Acumulación de sonoridades, momento de las grandes palabras en voz alta ante las cámaras, micrófonos, multitudes, partidos. Hora de tomar parte en la batalla. Época heroica, edad homérica en que la vileza no borra la grandeza. Página blanca, al fin, en que todo es posible: el futuro sin rostro en que el doloroso paraíso redesciende a este mundo, o bien crece el infierno, es absoluto y sube entre fragores de su inmóvil voracidad subterránea (1968, II).

Piensa en la tempestad que lluviosamente lo desordena todo en jirones: tributo para la tierra insaciable, elemental voracidad de un orbe que existe porque cambia y se transmuta. La tempestad es imagen de la guerra entre los elementos que le dan forma al mundo.

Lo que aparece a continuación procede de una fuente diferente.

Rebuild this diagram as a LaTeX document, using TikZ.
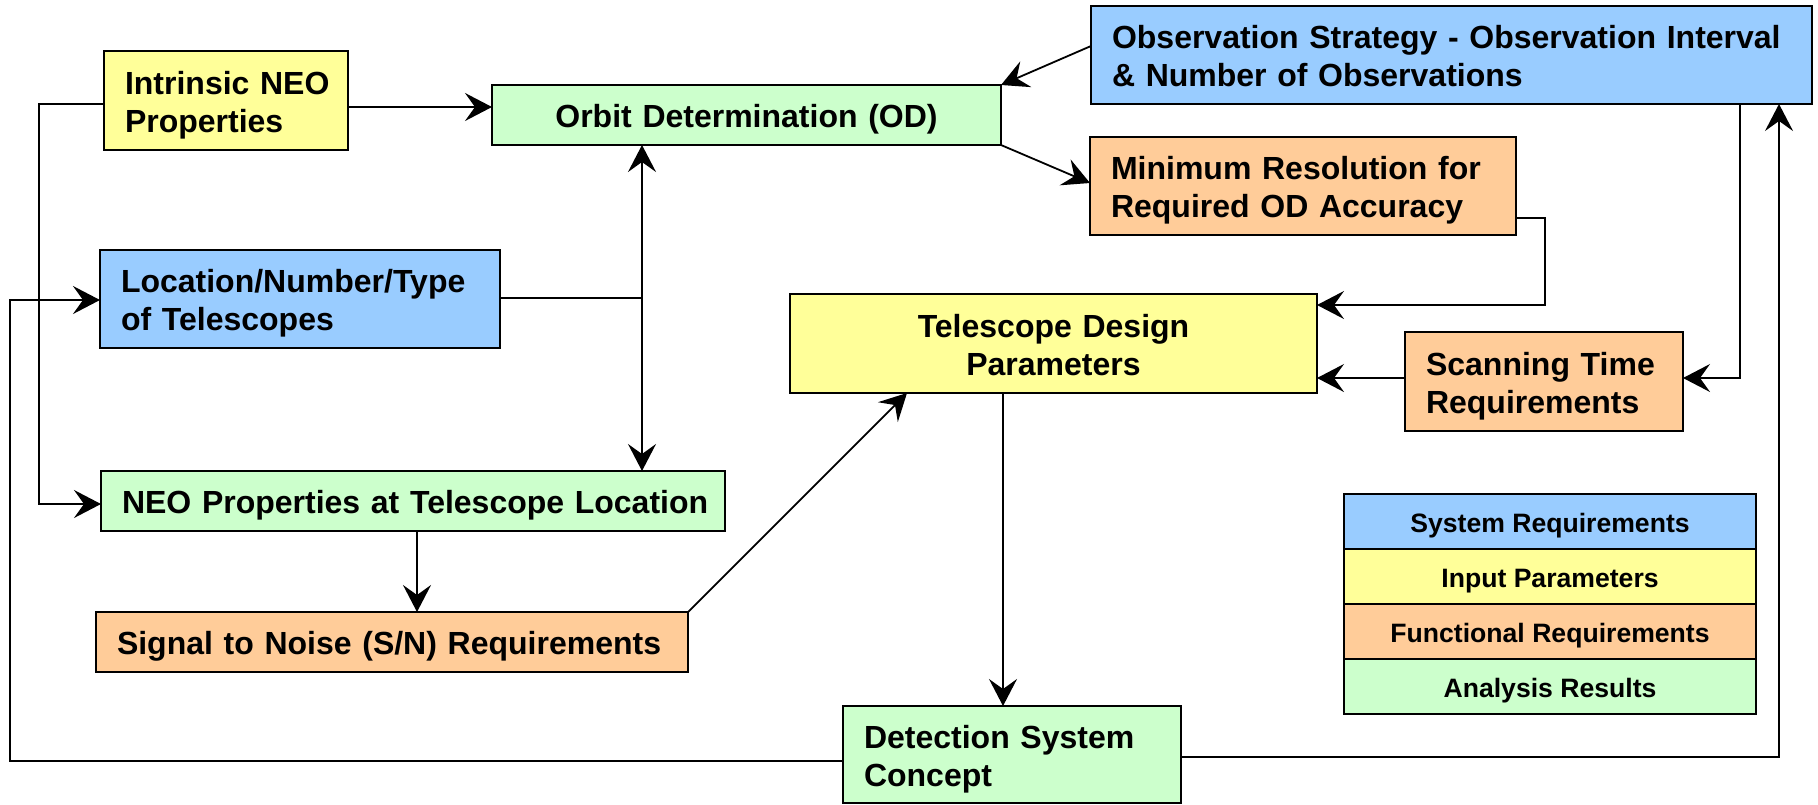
\documentclass[tikz,border=0pt]{standalone}
\usepackage{fontspec}
\setmainfont{Liberation Sans}
\usetikzlibrary{arrows.meta,calc}
\definecolor{cblue}{HTML}{99CCFF}
\definecolor{cyellow}{HTML}{FFFF99}
\definecolor{corange}{HTML}{FFCC99}
\definecolor{cgreen}{HTML}{CCFFCC}
\newcommand\mybox[9]{%
 \pgfmathsetmacro\bw{(#7-#5)*0.5}%
 \pgfmathsetmacro\bh{(#8-#6)*0.5}%
 \pgfmathsetmacro\tw{\bw-21}%
 \node[boxstyle, fill=#2, align=#3, anchor=north west, minimum height=\bh pt, text width=\tw pt] (#1) at (#5,#6)
   {\raisebox{-2.5pt}[\height][\depth]{\begin{tabular}{@{}#4@{}}#9\end{tabular}}};}
\newcommand\lowtext[1]{\raisebox{-2.3pt}[\height][\depth]{#1}}
\begin{document}
\begin{tikzpicture}[x=0.5pt,y=-0.5pt,
  boxstyle/.style={draw=black, line width=1.2pt, outer sep=0pt, inner xsep=10.5pt, inner ysep=0pt,
    font=\fontsize{16pt}{19pt}\selectfont\bfseries},
  legstyle/.style={draw=black, line width=1.2pt, outer sep=0pt, inner sep=0pt, anchor=north west,
    minimum width=206pt, minimum height=27.5pt, font=\fontsize{13.3pt}{15pt}\selectfont\bfseries},
  conn/.style={line width=0.9pt},
  arr/.style={line width=0.9pt, -{Stealth[length=13.5pt,width=14pt,inset=5pt]}}]
\useasboundingbox (0,0) rectangle (1818,804);

\mybox{intr}{cyellow}{left}{l}{104}{51}{348}{150}{Intrinsic NEO\\Properties}
\mybox{od}{cgreen}{center}{c}{492}{85}{1001}{145}{Orbit Determination (OD)}
\mybox{obs}{cblue}{left}{l}{1091}{6}{1812}{104}{Observation Strategy - Observation Interval\\\& Number of Observations}
\mybox{minres}{corange}{left}{l}{1090}{137}{1516}{235}{Minimum Resolution for\\Required OD Accuracy}
\mybox{loc}{cblue}{left}{l}{100}{250}{500}{348}{Location/Number/Type\\of Telescopes}
\mybox{tdp}{cyellow}{center}{c}{790}{294}{1317}{393}{Telescope Design\\Parameters}
\mybox{scan}{corange}{left}{l}{1405}{332}{1683}{431}{Scanning Time\\Requirements}
\mybox{neo}{cgreen}{left}{l}{101}{471}{725}{531}{NEO Properties at Telescope Location}
\mybox{sn}{corange}{left}{l}{96}{612}{688}{672}{Signal to Noise (S/N) Requirements}
\mybox{det}{cgreen}{left}{l}{843}{706}{1181}{803}{Detection System\\Concept}

\node[legstyle, fill=cblue] (leg1) at (1344,494) {\lowtext{System Requirements}};
\node[legstyle, fill=cyellow] (leg2) at (1344,549) {\lowtext{Input Parameters}};
\node[legstyle, fill=corange] (leg3) at (1344,604) {\lowtext{Functional Requirements}};
\node[legstyle, fill=cgreen] (leg4) at (1344,659) {\lowtext{Analysis Results}};

% connectors
\draw[arr] (intr.east |- 0,107) -- (od.west |- 0,107);
\draw[arr] (intr.west |- 0,104) -- (39,104) -- (39,504) -- (neo.west |- 0,504);
\draw[arr] (obs.west |- 0,46) -- (od.north east);
\draw[arr] (od.south east) -- (minres.west |- 0,183);
\draw[arr] (minres.east |- 0,218) -- (1545,218) -- (1545,305) -- (tdp.east |- 0,305);
\draw[arr] (scan.west |- 0,378) -- (tdp.east |- 0,378);
\draw[arr] (obs.south -| 1740,0) -- (1740,378) -- (scan.east |- 0,378);
\coordinate (j) at (642,298);
\draw[conn] (loc.east |- j) -- (j);
\draw[arr] (j) -- (od.south -| j);
\draw[arr] (j) -- (neo.north -| j);
\draw[arr] (det.west |- 0,761) -- (10,761) -- (10,300) -- (loc.west |- 0,300);
\draw[arr] (neo.south -| 417,0) -- (sn.north -| 417,0);
\draw[arr] (sn.north east) -- (tdp.south -| 907,0);
\draw[arr] (tdp.south -| 1003,0) -- (det.north -| 1003,0);
\draw[arr] (det.east |- 0,757) -- (1779,757) -- (obs.south -| 1779,0);
\end{tikzpicture}
\end{document}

La fluidez lucha contra la permanencia; lo más sólido se deshace en el aire. Piensa en la tempestad para decirte que un lapso de la historia ha terminado (1968, III).

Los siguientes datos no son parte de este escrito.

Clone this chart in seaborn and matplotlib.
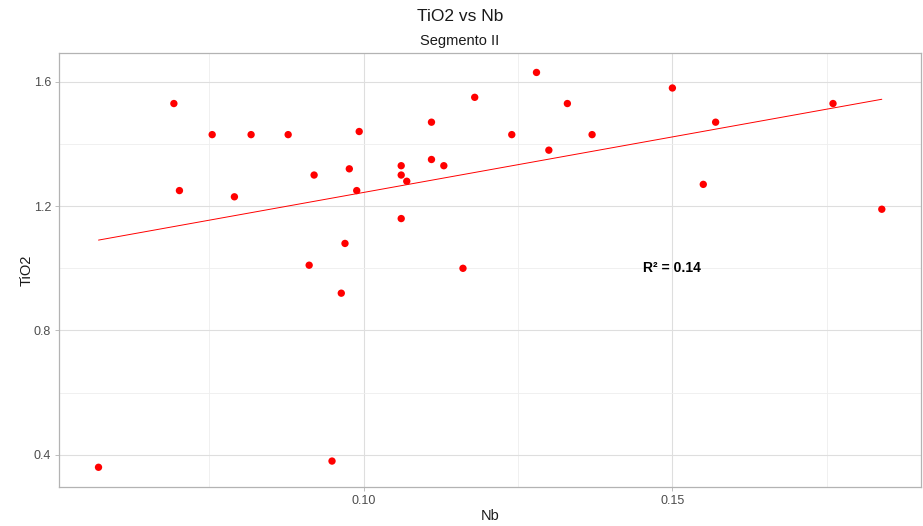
import numpy as np
import pandas as pd
import matplotlib
matplotlib.use("Agg")
import matplotlib.pyplot as plt
from matplotlib.ticker import MultipleLocator
import seaborn as sns

nb = [0.0693, 0.0702, 0.0755, 0.0818, 0.0878, 0.0791, 0.0920, 0.0970, 0.0977,
      0.0989, 0.0993, 0.1061, 0.1061, 0.1070, 0.1061, 0.1110, 0.1110, 0.1130,
      0.0912, 0.0964, 0.0949, 0.0571, 0.1161, 0.1180, 0.1280, 0.1240, 0.1300,
      0.1330, 0.1370, 0.1500, 0.1570, 0.1550, 0.1760, 0.1839]
tio2 = [1.53, 1.25, 1.43, 1.43, 1.43, 1.23, 1.30, 1.08, 1.32,
        1.25, 1.44, 1.33, 1.30, 1.28, 1.16, 1.47, 1.35, 1.33,
        1.01, 0.92, 0.38, 0.36, 1.00, 1.55, 1.63, 1.43, 1.38,
        1.53, 1.43, 1.58, 1.47, 1.27, 1.53, 1.19]
title = "TiO2 vs Nb"
subtitle = "Segmento II"
r2_label = "R² = 0.14"

df = pd.DataFrame({"Nb": nb, "TiO2": tio2})

sns.set_style("whitegrid")
plt.rcParams['font.family'] = ['Liberation Sans', 'DejaVu Sans']

fig = plt.figure(figsize=(9.23, 5.26), dpi=100)
ax = fig.add_axes([0.0643, 0.0741, 0.9335, 0.8257])

sns.regplot(data=df, x="Nb", y="TiO2", scatter=False, ci=None, ax=ax,
            line_kws=dict(color="red", lw=0.7))
sns.scatterplot(data=df, x="Nb", y="TiO2", ax=ax, color="red", s=28,
                edgecolor="none", zorder=3)

xr = max(nb) - min(nb)
yr = max(tio2) - min(tio2)
ax.set_xlim(min(nb) - 0.05 * xr, max(nb) + 0.05 * xr)
ax.set_ylim(min(tio2) - 0.05 * yr, max(tio2) + 0.05 * yr)

ax.xaxis.set_major_locator(MultipleLocator(0.05))
ax.xaxis.set_minor_locator(MultipleLocator(0.025))
ax.yaxis.set_major_locator(MultipleLocator(0.4))
ax.yaxis.set_minor_locator(MultipleLocator(0.2))
ax.xaxis.set_major_formatter(matplotlib.ticker.FormatStrFormatter("%.2f"))
ax.yaxis.set_major_formatter(matplotlib.ticker.FormatStrFormatter("%.1f"))

ax.grid(which="major", color="#dedede", lw=0.8)
ax.grid(which="minor", color="#eeeeee", lw=0.6)
ax.set_axisbelow(True)
for s in ax.spines.values():
    s.set_color("#b3b3b3")
    s.set_linewidth(0.9)

ax.tick_params(axis="both", which="major", labelsize=9, labelcolor="#4d4d4d",
               color="#b3b3b3", length=3, width=0.6, pad=3, bottom=True, left=True)
ax.tick_params(axis="both", which="minor", length=0)

ax.set_xlabel("Nb", fontsize=10.5, color="#1a1a1a", labelpad=1)
ax.set_ylabel("TiO2", fontsize=10.5, color="#1a1a1a", labelpad=0)

ax.text(0.15, 1.0, r2_label, fontsize=10, fontweight="bold", ha="center",
        va="center", color="black")

fig.text(0.4985, 0.968, title, ha="center", va="center", fontsize=12.5, color="#1a1a1a")
fig.text(0.4985, 0.923, subtitle, ha="center", va="center", fontsize=10.5, color="#1a1a1a")

fig.savefig("out.png", dpi=100)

El poeta como arqueólogo está presente en “Irás y no volverás” (1973), un estudio de fósiles en el Gran Templo azteca o de la efímera realidad de la existencia, sentida en lugares y ciudades norteamericanas. También en “Islas a la deriva” (1976) y “Desde entonces” (1980), que retoman muchos de los temas caros a Pacheco como el río de Heráclito y la civilización azteca, agregando reflexiones sobre insectos y animales que nos sumergen de nuevo en presentes caducos. El tono es ‘inteligente’, pero saltos, roturas y solecismos hacen difícil su disfrute más allá del humor que invade varios de esos textos. Uno de los epigramas habla de un poeta orgulloso de que nadie le entienda. En “Shopping Center” somos comparados, en nuestro frenesí consumista, con hormigas que mueren de saciedad, presas en la miel pantanosa del supermercado. Otro de los poemas de “Islas a la deriva”, titulado “La flecha”, reafirma la eterna convicción de que vida y obra, como quiere Kavafis en su poema “Itaca”, serán perdurables si demoramos en llegar:

No importa que la flecha no alcance el blanco / Mejor así / No capturar ninguna presa / No hacerle daño a nadie / pues lo importante / es el vuelo la trayectoria el impulso / el tramo de aire recorrido en su ascenso / la oscuridad que desaloja al clavarse / vibrante / en la extensión de la nada.